Don't trust two-tier Keir on Palestine Action. He hasn't turned sound

Telegraph21-06-2025
If a mystic with a crystal ball asked you last week to guess which political leader would try to ban a group with 'Palestine' in the name, you'd have plumped for Donald Trump. Turns out, however, it was Keir Starmer.
I speak of Palestine Action, the neo-Corbynite clowns who infiltrated RAF Brize Norton on electric scooters to sabotage strategic aircraft. The Government says it will ban them as terrorists for their trouble. Has the Prime Minster finally gone sound?
Has he heck. The petulant hoodlums will complain that unlike Hamas and the other groups on the list, they weren't trying to bomb anybody. That argument will probably prevail; the ban must win the support of both MPs and peers before coming into force, so it may never materialise.
No, it's all about the headlines. Nigel Farage demanded that Palestine Action be proscribed in the morning and by the afternoon, Starmer had claimed the oxygen for his own. This created the impression that the Government takes our national security seriously, stands against the irritating Gaza radicals and is determined to crack down on treason. No need to vote Reform then, eh?
He's a slippery fish, that prime minister. This is the most unprincipled government in living memory and its playbook is always the same. Wrongfoot and gaslight the public while advancing an agenda that nobody has voted for. Mark my words. After this, Starmer's betrayal of Israel will continue apace.
Take the child sex gangs. The inquiry was a controlled explosion of a political landmine with senior Labour figures protected by spin. Meanwhile, this was Death Week, with infanticide and geronticide, neither of which were in Labour's manifesto, forced through the Commons. Thus the Government emerges as the shadowy winner while the country and its despairing people have lost.

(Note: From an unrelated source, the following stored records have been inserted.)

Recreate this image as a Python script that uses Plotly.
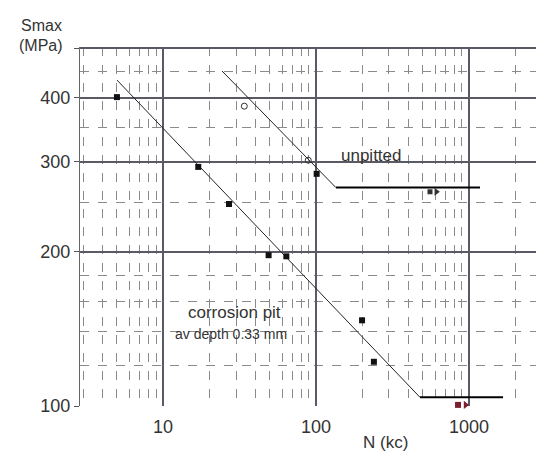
import plotly.graph_objects as go

# ---- data ----
pit_N = [5, 17, 27, 49, 64, 200, 239]
pit_S = [401, 293, 248, 197, 196, 147, 122]
pit_runout_N = [848]
pit_runout_S = [100.5]
pit_line_N = [5.0, 478]
pit_line_S = [433, 104]
pit_limit_N = [478, 1670]
pit_limit_S = [104, 104]

unp_open_N = [34, 89]
unp_open_S = [385, 302]
unp_fill_N = [101]
unp_fill_S = [284]
unp_runout_N = [556]
unp_runout_S = [262]
unp_line_N = [24.3, 135]
unp_line_S = [451, 267]
unp_limit_N = [135, 1180]
unp_limit_S = [267, 267]

x_ticks = [10, 100, 1000]
x_ticktext = ["10", "100", "1000"]
x_minor = [3, 4, 5, 6, 7, 8, 9, 20, 30, 40, 50, 60, 70, 80, 90,
           200, 300, 400, 500, 600, 700, 800, 900, 2000]
y_ticks = [100, 200, 300, 400, 500]
y_ticktext = ["100", "200", "300", "400", ""]
y_minor = [120, 140, 160, 180, 250, 350, 450]

FONT = "Liberation Sans, Arial, sans-serif"

fig = go.Figure()

fig.add_trace(go.Scatter(x=pit_line_N, y=pit_line_S, mode="lines",
                         line=dict(color="#222", width=1), showlegend=False))
fig.add_trace(go.Scatter(x=pit_limit_N, y=pit_limit_S, mode="lines",
                         line=dict(color="#000", width=2), showlegend=False))
fig.add_trace(go.Scatter(x=unp_line_N, y=unp_line_S, mode="lines",
                         line=dict(color="#222", width=1), showlegend=False))
fig.add_trace(go.Scatter(x=unp_limit_N, y=unp_limit_S, mode="lines",
                         line=dict(color="#000", width=2), showlegend=False))

fig.add_trace(go.Scatter(x=pit_N, y=pit_S, mode="markers",
                         marker=dict(symbol="square", size=6, color="#111"),
                         showlegend=False))
fig.add_trace(go.Scatter(x=pit_runout_N, y=pit_runout_S, mode="markers",
                         marker=dict(symbol="square", size=6, color="#7a2030"),
                         cliponaxis=False, showlegend=False))
fig.add_trace(go.Scatter(x=[n * 1.12 for n in pit_runout_N], y=pit_runout_S,
                         mode="markers",
                         marker=dict(symbol="triangle-right", size=7, color="#7a2030"),
                         cliponaxis=False, showlegend=False))
fig.add_trace(go.Scatter(x=unp_open_N, y=unp_open_S, mode="markers",
                         marker=dict(symbol="circle-open", size=6, color="#333",
                                     line=dict(width=1)),
                         showlegend=False))
fig.add_trace(go.Scatter(x=unp_fill_N, y=unp_fill_S, mode="markers",
                         marker=dict(symbol="square", size=6, color="#111"),
                         showlegend=False))
fig.add_trace(go.Scatter(x=unp_runout_N, y=unp_runout_S, mode="markers",
                         marker=dict(symbol="square", size=5, color="#333"),
                         showlegend=False))
fig.add_trace(go.Scatter(x=[n * 1.1 for n in unp_runout_N], y=unp_runout_S,
                         mode="markers",
                         marker=dict(symbol="triangle-right", size=7, color="#333"),
                         showlegend=False))

fig.update_xaxes(type="log", range=[0.4575, 3.438],
                 tickmode="array", tickvals=x_ticks, ticktext=x_ticktext,
                 showgrid=True, gridcolor="#5a5a66", gridwidth=1.5,
                 ticks="", ticklabelstandoff=8,
                 tickfont=dict(size=18, color="#333", family=FONT),
                 minor=dict(tickmode="array", tickvals=x_minor, showgrid=True,
                            gridcolor="#8a8a8a", griddash="dash", gridwidth=1),
                 showline=False, zeroline=False)
fig.update_yaxes(type="log", range=[2, 2.701],
                 tickmode="array", tickvals=y_ticks, ticktext=y_ticktext,
                 showgrid=True, gridcolor="#5a5a66", gridwidth=1.5,
                 ticks="outside", ticklen=5, tickcolor="#555",
                 tickfont=dict(size=18, color="#333", family=FONT),
                 minor=dict(tickmode="array", tickvals=y_minor, showgrid=True,
                            gridcolor="#8a8a8a", griddash="dash", gridwidth=1),
                 showline=True, linecolor="#666", linewidth=1, zeroline=False)

def ann(text, px, py, size, anchor="center"):
    fig.add_annotation(text=text, xref="paper", yref="paper",
                       x=(px - 80) / 456, y=(406 - py) / 359,
                       xanchor=anchor, yanchor="middle", showarrow=False,
                       font=dict(size=size, color="#333", family=FONT))

ann("Smax", 41, 25, 16)
ann("(MPa)", 41, 45, 16)
ann("N (kc)", 385, 442, 17)
ann("corrosion pit", 234, 312, 17)
ann("av depth 0.33 mm", 231, 334, 14)
ann("unpitted", 371, 155, 17)

fig.update_layout(width=536, height=454,
                  margin=dict(l=80, r=0, t=47, b=48),
                  paper_bgcolor="white", plot_bgcolor="white",
                  showlegend=False)

fig.write_html("out.html")
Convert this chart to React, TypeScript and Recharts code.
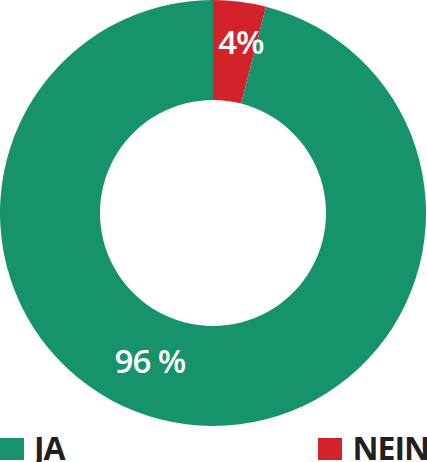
import React from 'react';
import { PieChart, Pie, Cell, Legend } from 'recharts';

// slice order follows the drawing (clockwise from 12 o'clock)
const categories = ['NEIN', 'JA'];
const values = [4, 96];
const labels = ['4%', '96 %'];
const legendOrder = ['JA', 'NEIN'];

const COLORS: Record<string, string> = { JA: '#16936A', NEIN: '#D2232A' };

const data = categories.map((name, i) => ({ name, value: values[i], label: labels[i] }));

const RAD = Math.PI / 180;
const LABEL_RADIUS = [174, 160];
const LABEL_SHIFT = [-2, -16];
const FONT = '"Open Sans", sans-serif';

const renderLabel = (props: any) => {
  const { cx, cy, midAngle, index } = props;
  const a = (midAngle + LABEL_SHIFT[index]) * RAD;
  const r = LABEL_RADIUS[index];
  const x = cx + r * Math.cos(a);
  const y = cy - r * Math.sin(a);
  return (
    <text
      x={x}
      y={y}
      fill="#fff"
      textAnchor="middle"
      dominantBaseline="central"
      fontFamily={FONT}
      fontWeight={600}
      fontSize={33}
      letterSpacing={-1}
    >
      {data[index].label}
    </text>
  );
};

const renderLegend = () => (
  <div style={{ display: 'flex', justifyContent: 'space-between', width: 427, height: 24, fontFamily: FONT }}>
    {legendOrder.map((name, i) => (
      <div key={name} style={{ display: 'flex', alignItems: 'flex-start', height: 24, marginRight: i === legendOrder.length - 1 ? -2 : 0 }}>
        <span style={{ display: 'inline-block', width: 24, height: 22, marginTop: 2, background: COLORS[name], marginRight: 10 }} />
        <span
          style={{
            display: 'inline-block',
            height: 24,
            overflow: 'visible',
            fontSize: 32,
            fontWeight: 700,
            color: '#231F20',
            lineHeight: '24px',
            letterSpacing: -1,
          }}
        >
          {name}
        </span>
      </div>
    ))}
  </div>
);

const App: React.FC = () => (
  <div style={{ position: 'absolute', left: 0, top: 0, background: '#fff' }}>
    <PieChart width={427} height={462} margin={{ top: 0, right: 0, bottom: 0, left: 0 }}>
      <Pie
        data={data}
        dataKey="value"
        nameKey="name"
        cx={213}
        cy={213}
        outerRadius={213}
        innerRadius={113}
        startAngle={90}
        endAngle={-270}
        stroke="none"
        label={renderLabel}
        labelLine={false}
        isAnimationActive={false}
      >
        {data.map((d) => (
          <Cell key={d.name} fill={COLORS[d.name]} />
        ))}
      </Pie>
      <Legend content={renderLegend} wrapperStyle={{ left: 0, top: 436, width: 427, height: 24 }} />
    </PieChart>
  </div>
);

export default App;
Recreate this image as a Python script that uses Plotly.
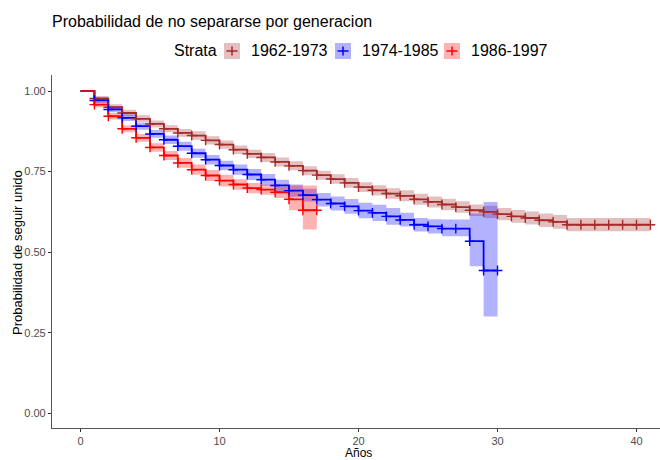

The same pattern can be seen in everything from the economy to immigration and defence. Starmer talks tough, cracks out a little U-turn, then when the heat has passed, pushes on with his agenda, making superficial modifications to throw us off the scent.
Last week, for instance, it emerged that our rising defence budget will also fund Heathrow's third runway, reduce food prices and bolster supply chains. The Prime Minister told us he was serious about defending the realm, but he didn't really mean it.
The Palestine Action episode is the same. This government is now the most Israelophobic since the Fifties. It has suspended arms export licences while continuing to provide them to the repressive regimes of Qatar, Turkey and Egypt.
It has sanctioned objectionable Israeli ministers while leaving far more chauvinistic regional figures untouched. The Tunisian president, for example, demands 'all the land of Palestine' for the Arabs. No two-state solution there. No British sanctions, either.
It has presided over crackdowns on free speech and two-tier policing of the Gaza mobs. Just as sensible voters reach the end of their tether, however, Sir Keir throws sand in their eyes on Palestine Action.
Now it is the turn of his Corbynite Left to feel the burn. But this is nothing more than an exercise in damage limitation; as always, the pendulum will swing back the other way, only – crucially – not as far as its original position. Thus public rage is subdued while the Overton Window creeps inexorably leftwards.
You can feel it, can't you? You know you're being conned but you can't quite put your finger on it. As the months pass, a browbeaten and confused electorate finds the country drifting away beneath its feet, little by little becoming unrecognisable.